There are also a couple of interesting quotes from his wife, Martha-Ann Alito. How she's felt since the swearing-in: "It was all very, not dream-like, it just seemed the right thing was happening to me." And, about the attacks on her husband during the confirmation hearings: "The way the world is these days, Sam is by far not even close to being an imminent threat to civil liberties." An interesting locution, don't you think? It's actually not very consoling!

8 comments:

Palladian said...

Gosh, this makes me love the little rumpled Constitutionalist. It sounds like the narrative of a befuddled college freshman.

peter hoh said...

FWIW, I like the idea of justices adopting a monk-like lifestyle.

MrCurious said...

As a non-lawyer interested in the law, it is very refreshing to see a side of the Supreme Court justices that reveals their humility, their desire to produce the best work possible, and a sense of awe at the enormity of their position. If only these aspects could make their way into the personalities in Congress......

Seven Machos said...

Peter -- I disagree. For all the sheer inadequacy of the selection of that one woman (whose name escapes me, and who I still halfway believe was a non-starter designed to make Alito seem like an acceptable pick to Democrats), the one good argument put forth on her behalf was that she had some experience in business and the real world.
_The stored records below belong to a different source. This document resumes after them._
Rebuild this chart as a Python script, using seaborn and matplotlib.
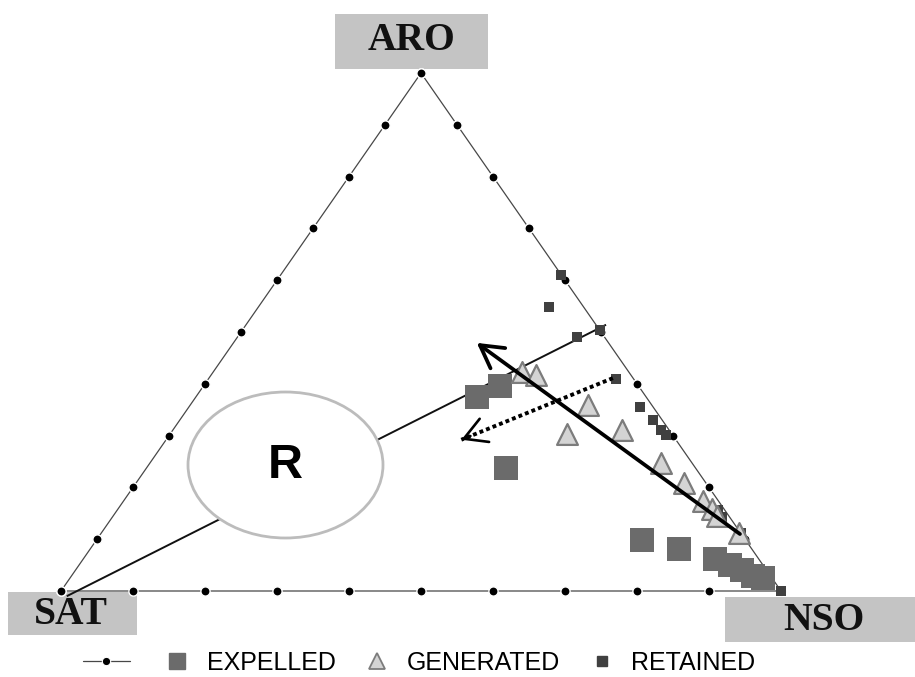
import numpy as np
import pandas as pd
import matplotlib
matplotlib.use("Agg")
import matplotlib.pyplot as plt
from matplotlib.patches import Ellipse, Rectangle
from matplotlib.lines import Line2D
import seaborn as sns

# ---- compositions in percent (SAT, ARO, NSO) ----
expelled_sat = [23.5, 19.2, 26.4, 14.4, 10.1, 6.1, 4.6, 3.4, 2.4, 1.25]
expelled_aro = [37.5, 39.6, 23.7, 9.8, 8.1, 6.2, 5.0, 4.0, 2.9, 2.5]
expelled_nso = [39.0, 41.2, 49.9, 75.8, 81.8, 87.7, 90.4, 92.6, 94.7, 96.25]

generated_sat = [14.8, 13.2, 8.9, 14.6, 6.5, 4.3, 3.1, 2.1, 1.7, 1.6, 0.2]
generated_aro = [42.3, 41.7, 35.9, 30.3, 31.1, 24.7, 20.8, 17.4, 15.8, 14.5, 11.2]
generated_nso = [42.9, 45.1, 55.2, 55.1, 62.4, 71.0, 76.1, 80.5, 82.5, 83.9, 88.6]

retained_sat = [0.0, 4.8, 3.8, 0.0, 2.5, 1.8, 1.3, 1.1, 0.9, 1.0, 1.05, 0.0, 0.0]
retained_aro = [61.0, 54.8, 49.0, 50.4, 40.9, 35.5, 33.0, 31.1, 30.1, 15.6, 14.3, 11.2, 0.0]
retained_nso = [39.0, 40.4, 47.2, 49.6, 56.6, 62.7, 65.7, 67.8, 69.0, 83.4, 84.65, 88.8, 100.0]

# reference line SAT -> ARO/NSO side, and the two trend arrows (start, tip)
refline_sat = [99.7, -1.4]
refline_aro = [-1.0, 51.4]
refline_nso = [1.3, 50.0]

trend_sat = [0.2, 18.3]
trend_aro = [11.0, 47.9]
trend_nso = [88.8, 33.8]

shift_sat = [2.8, 29.8]
shift_aro = [41.1, 29.2]
shift_nso = [56.1, 41.0]

apex_labels = ["SAT", "ARO", "NSO"]
legend_labels = ["", "EXPELLED", "GENERATED", "RETAINED"]
grid_steps = np.arange(0, 101, 10)


def to_xy(sat, aro, nso):
    sat, aro, nso = (np.asarray(v, dtype=float) for v in (sat, aro, nso))
    total = sat + aro + nso
    a = aro / total * 100
    n = nso / total * 100
    return n + a / 2.0, a


def frame(sat, aro, nso, name):
    x, y = to_xy(sat, aro, nso)
    return pd.DataFrame({"x": x, "y": y, "group": name})


sns.set_theme(style="white")
plt.rcParams["font.family"] = ["Liberation Sans", "DejaVu Sans"]

W, H = 915, 677
fig = plt.figure(figsize=(W / 100, H / 100), dpi=100)
ax = fig.add_axes([0, 0, 1, 1])
ax.set_xlim(-61 / 7.2, (W - 61) / 7.2)
ax.set_ylim(-(H - 591) / 5.18, 591 / 5.18)
ax.set_axis_off()

EXP_C = "#6b6b6b"
RET_C = "#404040"
GEN_FACE = "#d4d4d4"
GEN_EDGE = "#7c7c7c"
BOX_C = "#c4c4c4"
EDGE_C = "#474747"

# ---- triangle frame with 10 % graduation dots ----
corner_sat = [100, 0, 0, 100]
corner_aro = [0, 100, 0, 0]
corner_nso = [0, 0, 100, 0]
ex, ey = to_xy(corner_sat, corner_aro, corner_nso)
edge_df = pd.DataFrame({"x": ex, "y": ey, "order": range(4)})
sns.lineplot(data=edge_df, x="x", y="y", sort=False, estimator=None,
             color=EDGE_C, lw=0.9, ax=ax, zorder=1)

dot_sat, dot_aro, dot_nso = [], [], []
for t in grid_steps:
    dot_sat += [100 - t, 0, t]
    dot_aro += [t, 100 - t, 0]
    dot_nso += [0, t, 100 - t]
dots = frame(dot_sat, dot_aro, dot_nso, "grid")
sns.scatterplot(data=dots, x="x", y="y", s=44, color="black",
                edgecolor="white", linewidth=1.0, ax=ax, zorder=2, legend=False)

# ---- reference line, partly hidden by the R field ----
rx, ry = to_xy(refline_sat, refline_aro, refline_nso)
ax.plot(rx, ry, color="#111111", lw=1.4, zorder=2, solid_capstyle="butt")

ell_cx, ell_cy = (285.5 - 61) / 7.2, (591 - 465) / 5.18
ax.add_patch(Ellipse((ell_cx, ell_cy), 195 / 7.2, 146 / 5.18, facecolor="white",
                     edgecolor="#bcbcbc", lw=2.0, zorder=3))
ax.text(ell_cx, ell_cy, "R", fontsize=35, fontweight="bold", ha="center",
        va="center", color="black", zorder=4)

# ---- samples ----
exp_df = frame(expelled_sat, expelled_aro, expelled_nso, "EXPELLED")
gen_df = frame(generated_sat, generated_aro, generated_nso, "GENERATED")
ret_df = frame(retained_sat, retained_aro, retained_nso, "RETAINED")

sns.scatterplot(data=exp_df, x="x", y="y", marker="s", s=290, color=EXP_C,
                edgecolor=EXP_C, linewidth=0, ax=ax, zorder=5, legend=False)
sns.scatterplot(data=ret_df, x="x", y="y", marker="s", s=62, color=RET_C,
                edgecolor=RET_C, linewidth=0, ax=ax, zorder=6, legend=False)
sns.scatterplot(data=gen_df, x="x", y="y", marker="^", s=225, color=GEN_FACE,
                edgecolor=GEN_EDGE, linewidth=1.6, ax=ax, zorder=7, legend=False)

# ---- trend arrows ----
tx, ty = to_xy(trend_sat, trend_aro, trend_nso)
ax.annotate("", xy=(tx[1], ty[1]), xytext=(tx[0], ty[0]), zorder=9,
            arrowprops=dict(arrowstyle="->,head_length=0.8,head_width=0.45",
                            lw=2.7, color="black", shrinkA=0, shrinkB=0,
                            mutation_scale=20))

sx, sy = to_xy(shift_sat, shift_aro, shift_nso)
ax.plot(sx, sy, color="black", lw=2.8, ls=(0, (1.0, 0.8)), zorder=9,
        dash_capstyle="butt")
ax.annotate("", xy=(sx[1], sy[1]),
            xytext=(sx[1] + (sx[0] - sx[1]) * 0.06, sy[1] + (sy[0] - sy[1]) * 0.06),
            zorder=9,
            arrowprops=dict(arrowstyle="->,head_length=0.8,head_width=0.45",
                            lw=1.9, color="black", shrinkA=0, shrinkB=0,
                            mutation_scale=20))

# ---- apex labels on grey plates (pixel boxes) ----
def plate(x0, y0, x1, y1, text, tx_, ty_):
    ax.add_patch(Rectangle((x0 / W, 1 - y1 / H), (x1 - x0) / W, (y1 - y0) / H,
                           transform=ax.transAxes, facecolor=BOX_C,
                           edgecolor="none", zorder=0))
    ax.text(tx_ / W, 1 - ty_ / H, text, transform=ax.transAxes,
            family=["Liberation Serif", "DejaVu Serif"], fontweight="bold",
            fontsize=28.5, ha="center", va="center", color="#111111", zorder=1)

plate(8, 592, 137, 635, apex_labels[0], 71, 615)
plate(335, 14, 488, 69, apex_labels[1], 411, 41)
plate(725, 597, 915, 642, apex_labels[2], 824, 621)

# ---- legend ----
handles = [
    Line2D([], [], color=EDGE_C, lw=0.9, marker="o", ms=6, mfc="black",
           mec="white", mew=0.8),
    Line2D([], [], ls="", marker="s", ms=11, mfc=EXP_C, mec=EXP_C),
    Line2D([], [], ls="", marker="^", ms=11, mfc=GEN_FACE, mec=GEN_EDGE, mew=1.3),
    Line2D([], [], ls="", marker="s", ms=7, mfc=RET_C, mec=RET_C),
]
fs = 18
em = fs * 100 / 72
ax.legend(handles, legend_labels, ncol=4, frameon=False, fontsize=fs,
          loc="center", bbox_to_anchor=(419 / W, 1 - 663 / H),
          handlelength=47 / em, handletextpad=6 / em, columnspacing=18 / em,
          borderpad=0, borderaxespad=0, labelcolor="black")

fig.savefig("out.png", dpi=100)
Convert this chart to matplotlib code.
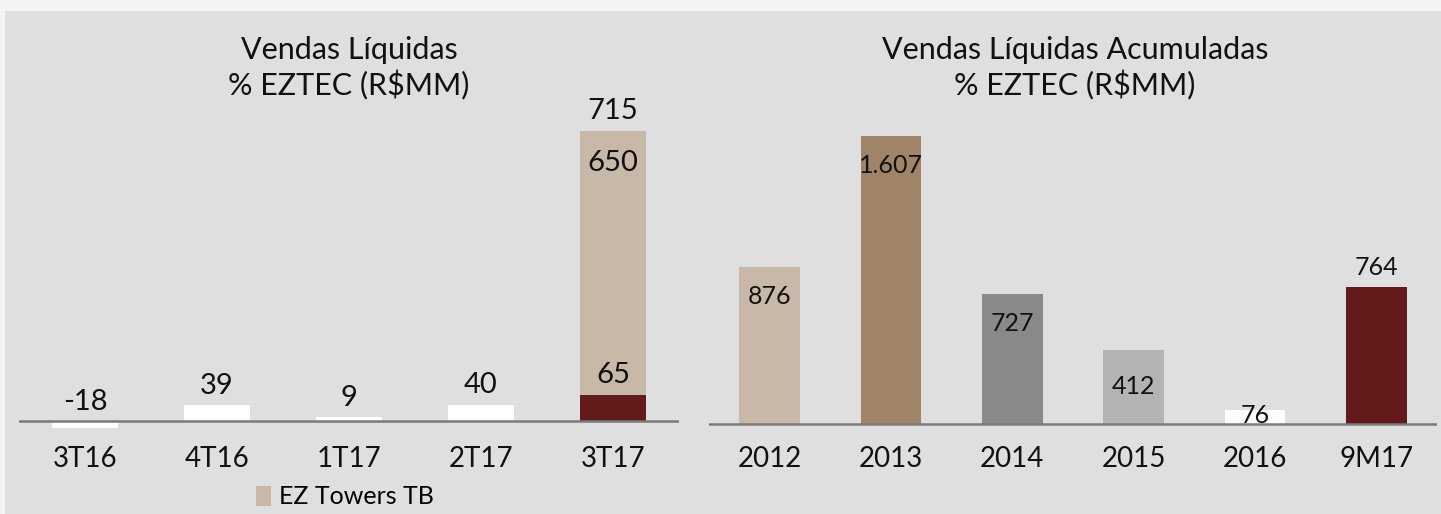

Decisions from the Supreme Court are often difficult to implement in the real world because -- I would suggest -- the deciders just don't understand how average Joes live their lives.

Of course, the same could be said of most members of Congress.

Palladian said...

But they're not supposed to make decisions based on how the "average Joe" lives their lives, are they? I thought they were supposed to interpret the law and the Constitution.

Seven Machos said...

Very good point. Would that they would.

Jacob said...

I love that he has a 2pac poster.

Simon said...

Jacob said...
"I love that [Alito] has a 2pac poster."

Boy, is Sam going to be jealous when Nino jams on Ludacris' next record!